* [The request] Please return exactly the run of lines that begins with the line containing "What Plotly code" and ends with the line containing "two_theta = np.round(5.0", pictures excluded.

Data entries

★ ★ ★ ★

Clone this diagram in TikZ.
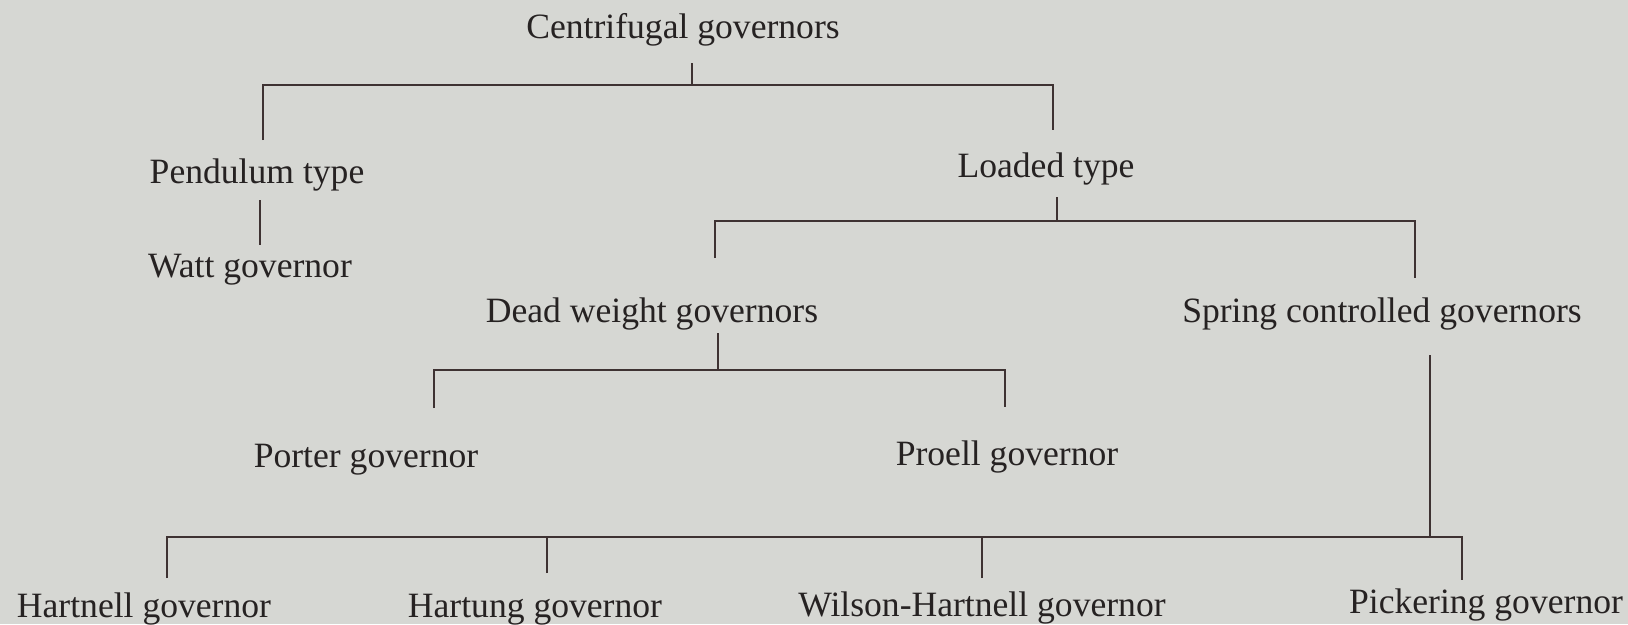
\documentclass[tikz,border=0pt]{standalone}
\usepackage{fontspec}
\setmainfont{Liberation Serif}
\definecolor{paper}{RGB}{214,215,211}
\definecolor{ink}{RGB}{38,34,34}
\definecolor{rule}{RGB}{62,50,50}
\begin{document}
\begin{tikzpicture}[x=1pt,y=-1pt,
  lbl/.style={anchor=base,inner sep=0pt,text=ink,font=\fontsize{35.6}{40}\selectfont},
  link/.style={draw=rule,line width=2.7pt}]
\fill[paper] (0,0) rectangle (1628,624);
\useasboundingbox (0,0) rectangle (1628,624);
% text nodes
\node[lbl] (cg) at (683,38) {Centrifugal governors};
\node[lbl] (pend) at (257,183) {Pendulum type};
\node[lbl] (watt) at (250,277) {Watt governor};
\node[lbl] (load) at (1046,177) {Loaded type};
\node[lbl] (dead) at (652,322) {Dead weight governors};
\node[lbl] (spring) at (1382,322) {Spring controlled governors};
\node[lbl] (porter) at (366,467) {Porter governor};
\node[lbl] (proell) at (1007,465) {Proell governor};
\node[lbl] (hartnell) at (144,617) {Hartnell governor};
\node[lbl] (hartung) at (535,617) {Hartung governor};
\node[lbl] (wilson) at (982,616) {Wilson-Hartnell governor};
\node[lbl] (pick) at (1486,613) {Pickering governor};
% junction coordinates
\coordinate (cgS) at (692,63);
\coordinate (cgB) at (692,85);
\coordinate (pendT) at (263,140);
\coordinate (loadT) at (1053,130);
\coordinate (pendS) at (260,200);
\coordinate (wattT) at (260,245);
\coordinate (loadS) at (1057,197);
\coordinate (loadB) at (1057,221);
\coordinate (deadT) at (715,258);
\coordinate (springT) at (1415,278);
\coordinate (deadS) at (718,333);
\coordinate (deadB) at (718,370);
\coordinate (porterT) at (434,408);
\coordinate (proellT) at (1005,407);
\coordinate (springS) at (1430,355);
\coordinate (springB) at (1430,537);
\coordinate (hartnellT) at (167,578);
\coordinate (hartungT) at (547,573);
\coordinate (wilsonT) at (982,578);
\coordinate (pickT) at (1462,580);
% connectors
\draw[link] (cgS) -- (cgB);
\draw[link] (pendT) |- (cgB) -| (loadT);
\draw[link] (pendS) -- (wattT);
\draw[link] (loadS) -- (loadB);
\draw[link] (deadT) |- (loadB) -| (springT);
\draw[link] (deadS) -- (deadB);
\draw[link] (porterT) |- (deadB) -| (proellT);
\draw[link] (springS) -- (springB);
\draw[link] (hartnellT) |- (springB) -| (pickT);
\draw[link] (hartungT) -- (hartungT |- springB);
\draw[link] (wilsonT) -- (wilsonT |- springB);
\end{tikzpicture}
\end{document}
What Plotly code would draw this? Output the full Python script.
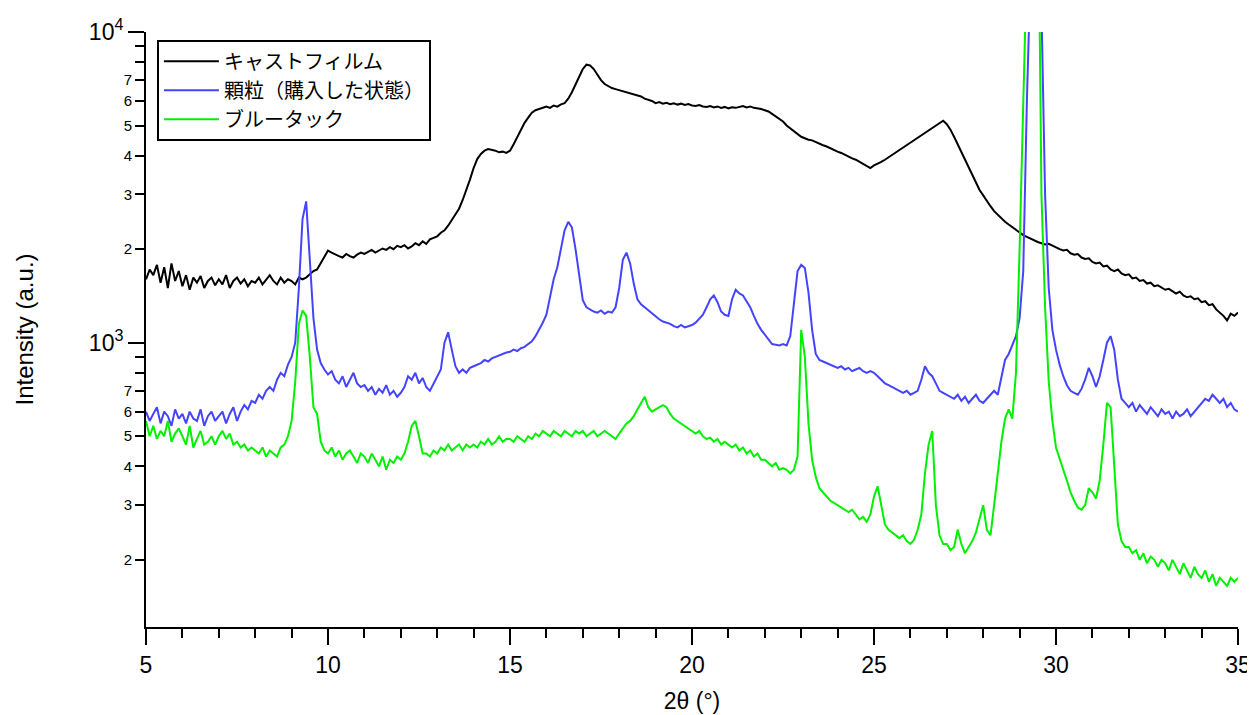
import numpy as np
import plotly.graph_objects as go

# 2θ sampling grid (degrees), 0.1° step
two_theta = np.round(5.0 + 0.1 * np.arange(301), 1)

cast_film = [
    1600, 1720, 1650, 1780, 1560, 1750, 1500, 1800, 1580, 1700,
    1520, 1650, 1480, 1620, 1560, 1640, 1500, 1580, 1620, 1530,
    1600, 1540, 1650, 1500, 1580, 1620, 1550, 1600, 1520, 1580,
    1560, 1620, 1540, 1600, 1650, 1580, 1540, 1620, 1560, 1600,
    1580, 1540, 1620, 1600, 1620, 1660, 1700, 1720, 1800, 1900,
    1980, 1950, 1920, 1900, 1880, 1930, 1900, 1880, 1920, 1950,
    1930, 1960, 1990, 1950, 1980, 2010, 1990, 2030, 2000, 2050,
    2030, 2060, 2010, 2040, 2090, 2060, 2120, 2080, 2150, 2180,
    2200, 2260, 2300, 2380, 2480, 2580, 2700, 2880, 3100, 3350,
    3650, 3900, 4050, 4150, 4200, 4180, 4150, 4100, 4120, 4080,
    4150, 4350, 4600, 4850, 5100, 5300, 5500, 5600, 5650, 5700,
    5750, 5700, 5800, 5750, 5850, 5900, 6100, 6400, 6800, 7200,
    7600, 7850, 7800, 7600, 7300, 7000, 6800, 6700, 6600, 6550,
    6500, 6450, 6400, 6350, 6300, 6250, 6200, 6100, 6050, 6000,
    5900, 5950, 5880, 5920, 5860, 5900, 5840, 5880, 5820, 5860,
    5800, 5780, 5820, 5760, 5740, 5780, 5720, 5760, 5700, 5740,
    5680, 5720, 5700, 5750, 5780, 5720, 5760, 5700, 5680, 5650,
    5600, 5550, 5450, 5350, 5250, 5150, 5000, 4900, 4800, 4700,
    4600, 4550, 4500, 4480, 4420, 4380, 4320, 4280, 4220, 4180,
    4120, 4080, 4020, 3980, 3920, 3880, 3820, 3780, 3700, 3650,
    3720, 3760, 3820, 3880, 3950, 4020, 4100, 4180, 4260, 4340,
    4420, 4500, 4580, 4650, 4750, 4820, 4900, 4980, 5080, 5180,
    5050, 4850, 4600, 4350, 4100, 3850, 3650, 3450, 3250, 3100,
    2980, 2850, 2750, 2650, 2580, 2500, 2450, 2400, 2350, 2300,
    2260, 2220, 2190, 2160, 2130, 2110, 2090, 2070, 2080, 2050,
    2030, 2000, 1980, 1990, 1940, 1920, 1930, 1880, 1860, 1870,
    1820, 1800, 1810, 1760, 1770, 1720, 1700, 1720, 1670, 1650,
    1660, 1610, 1620, 1580, 1590, 1550, 1560, 1520, 1530, 1500,
    1480, 1490, 1460, 1440, 1460, 1420, 1400, 1410, 1380, 1390,
    1350, 1360, 1320, 1330, 1280, 1250, 1220, 1180, 1240, 1220,
    1250,
]

granules = [
    600, 560, 590, 620, 550, 600, 580, 540, 610, 570,
    590, 550, 600, 570, 560, 610, 540, 580, 600, 560,
    580, 600, 550, 590, 620, 560, 600, 630, 610, 650,
    640, 680, 660, 700, 720, 700, 760, 800, 780, 850,
    900, 1000, 1500, 2500, 2850, 1900, 1200, 950, 860, 820,
    790, 810, 760, 740, 780, 720, 760, 800, 740, 720,
    730, 700, 720, 680, 710, 690, 730, 680, 700, 670,
    690, 720, 780, 760, 800, 740, 770, 720, 700, 740,
    780, 820, 1000, 1080, 950, 840, 800, 820, 800, 830,
    840, 850, 860, 880, 870, 890, 900, 910, 920, 930,
    935, 950, 940, 960, 970, 990, 1010, 1050, 1100, 1160,
    1230, 1400, 1600, 1750, 2000, 2300, 2450, 2350, 2000, 1650,
    1370, 1300, 1280, 1260, 1250, 1270, 1240, 1260, 1250, 1300,
    1500, 1850, 1950, 1800, 1550, 1380, 1330, 1300, 1270, 1240,
    1210, 1190, 1170, 1160, 1150, 1130, 1120, 1140, 1120, 1130,
    1140, 1160, 1190, 1230, 1300, 1380, 1420, 1350, 1260, 1230,
    1220, 1380, 1480, 1440, 1420, 1360, 1300, 1220, 1150, 1100,
    1060, 1020, 990, 985, 980, 990, 980, 1050, 1350, 1700,
    1780, 1740, 1450, 1100, 920, 880, 870, 860, 850, 840,
    830, 840, 820, 830, 810, 820, 830, 810, 800, 810,
    800, 780, 760, 740, 730, 720, 710, 700, 690, 700,
    680, 690, 700, 760, 840, 800, 780, 740, 700, 690,
    680, 670, 660, 680, 650, 670, 640, 660, 680, 650,
    640, 660, 680, 700, 680, 780, 880, 920, 980, 1050,
    1200, 1700, 6000, 20000, 40000, 35000, 12000, 3000, 1500, 1100,
    950, 850, 780, 730, 700, 690, 680, 710, 760, 830,
    780, 720, 780, 880, 1000, 1050, 950, 760, 660, 640,
    620, 640, 600, 630, 610, 590, 620, 600, 580, 610,
    590, 600, 570, 600, 580, 590, 610, 580, 600, 620,
    640, 660, 650, 680, 660, 640, 660, 620, 640, 610,
    600,
]

blu_tack = [
    560, 500, 540, 490, 520, 500, 560, 480, 510, 530,
    500, 470, 540, 460, 490, 520, 470, 480, 500, 470,
    500, 520, 490, 510, 470, 480, 460, 470, 450, 460,
    450, 440, 460, 430, 450, 440, 430, 460, 470, 500,
    560, 750, 1150, 1270, 1220, 900, 620, 590, 480, 450,
    440, 460, 430, 450, 420, 440, 450, 430, 410, 440,
    430, 410, 440, 420, 400, 430, 390, 420, 410, 430,
    420, 440, 480, 540, 560, 500, 440, 440, 430, 450,
    440, 460, 450, 470, 450, 460, 470, 450, 470, 460,
    470, 460, 480, 470, 490, 470, 480, 500, 480, 490,
    490, 480, 500, 490, 480, 500, 490, 510, 500, 520,
    510, 500, 520, 510, 500, 520, 510, 500, 520, 510,
    520, 500, 510, 520, 500, 510, 520, 510, 500, 490,
    510, 530, 550, 560, 580, 610, 640, 670, 620, 600,
    610, 620, 630, 620, 590, 570, 560, 550, 540, 530,
    520, 510, 520, 500, 490, 495, 480, 490, 470, 480,
    470, 460, 470, 450, 460, 440, 450, 430, 440, 420,
    420, 410, 400, 410, 390, 395, 390, 380, 390, 430,
    1100, 900, 550, 420, 370, 340, 330, 320, 310, 305,
    300, 295, 290, 285, 290, 280, 270, 275, 265, 280,
    320, 345, 300, 260, 250, 245, 240, 235, 240, 230,
    225, 232, 250, 280, 380, 470, 520, 300, 240, 225,
    225, 215, 220, 250, 225, 210, 220, 230, 245, 270,
    300, 250, 240, 300, 380, 480, 570, 610, 570, 800,
    2000, 8000, 25000, 50000, 60000, 40000, 3000, 1300, 750, 560,
    460, 420, 390, 360, 330, 310, 295, 290, 300, 340,
    330, 315, 360, 470, 640, 620, 400, 260, 230, 220,
    220, 210, 215, 200, 210, 195, 205, 200, 190, 200,
    195, 185, 200, 190, 180, 195, 185, 175, 190, 180,
    175, 185, 170, 180, 165, 175, 170, 165, 175, 170,
    175,
]

series_names = ["キャストフィルム", "顆粒（購入した状態）", "ブルータック"]
series_colors = ["#000000", "#4444ff", "#00f000"]

decade_vals = [1000, 10000]
decade_text = ["10<sup>3</sup>", "10<sup>4</sup>"]
digit_vals = [200, 300, 400, 500, 600, 700, 2000, 3000, 4000, 5000, 6000, 7000]
digit_text = ["2", "3", "4", "5", "6", "7", "2", "3", "4", "5", "6", "7"]
unlabeled_vals = [800, 900, 8000, 9000]

y_range = [2.085, 4.0]

fig = go.Figure()
for name, col, vals in zip(series_names, series_colors, [cast_film, granules, blu_tack]):
    fig.add_trace(go.Scatter(x=two_theta, y=vals, mode="lines", name=name,
                             line=dict(color=col, width=2), cliponaxis=True))

# helper trace for the overlaid minor-label axis
fig.add_trace(go.Scatter(x=[None], y=[None], yaxis="y2", showlegend=False,
                         hoverinfo="skip", mode="lines"))

font_main = "Liberation Sans, Arial, sans-serif"

# the page body adds an 8px offset, so margins are compensated
fig.update_layout(
    width=1255, height=715,
    margin=dict(l=138, r=25, t=24, b=96, pad=0),
    paper_bgcolor="white", plot_bgcolor="white",
    font=dict(family=font_main, color="black", size=23),
    showlegend=True,
    legend=dict(x=0.01, y=0.987, xanchor="left", yanchor="top",
                bgcolor="white", bordercolor="black", borderwidth=2,
                font=dict(family="Noto Sans CJK JP, sans-serif", size=20, color="black"),
                itemwidth=55, tracegroupgap=0),
    xaxis=dict(range=[5, 35], showline=True, linecolor="black", linewidth=2,
               ticks="outside", ticklen=16, tickwidth=2, tickcolor="black",
               dtick=5, tick0=5, showgrid=False, zeroline=False,
               automargin=False, tickfont=dict(size=23),
               minor=dict(ticks="outside", ticklen=9, tickwidth=2, dtick=1,
                          tickcolor="black", showgrid=False),
               title=dict(text="2θ (°)", font=dict(size=23), standoff=16)),
    yaxis=dict(type="log", range=y_range, showline=True, linecolor="black",
               linewidth=2, ticks="outside", ticklen=16, tickwidth=2,
               tickcolor="black", tickmode="array", tickvals=decade_vals,
               ticktext=decade_text, showgrid=False, zeroline=False,
               automargin=False, tickfont=dict(size=23),
               title=dict(text="Intensity (a.u.)", font=dict(size=24), standoff=48)),
    yaxis2=dict(type="log", range=y_range, overlaying="y", side="left",
                anchor="x", showline=False, ticks="outside", ticklen=10,
                tickwidth=2, tickcolor="black", tickmode="array",
                tickvals=digit_vals, ticktext=digit_text, showgrid=False,
                zeroline=False, automargin=False, tickfont=dict(size=15),
                minor=dict(ticks="outside", ticklen=10, tickwidth=2,
                           tickmode="array", tickvals=unlabeled_vals,
                           tickcolor="black", showgrid=False)),
)

fig.write_html("out.html")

★ ★ ★ ★

* [Reply to the task]
What Plotly code would draw this? Output the full Python script.
import numpy as np
import plotly.graph_objects as go

# 2θ sampling grid (degrees), 0.1° step
two_theta = np.round(5.0 + 0.1 * np.arange(301), 1)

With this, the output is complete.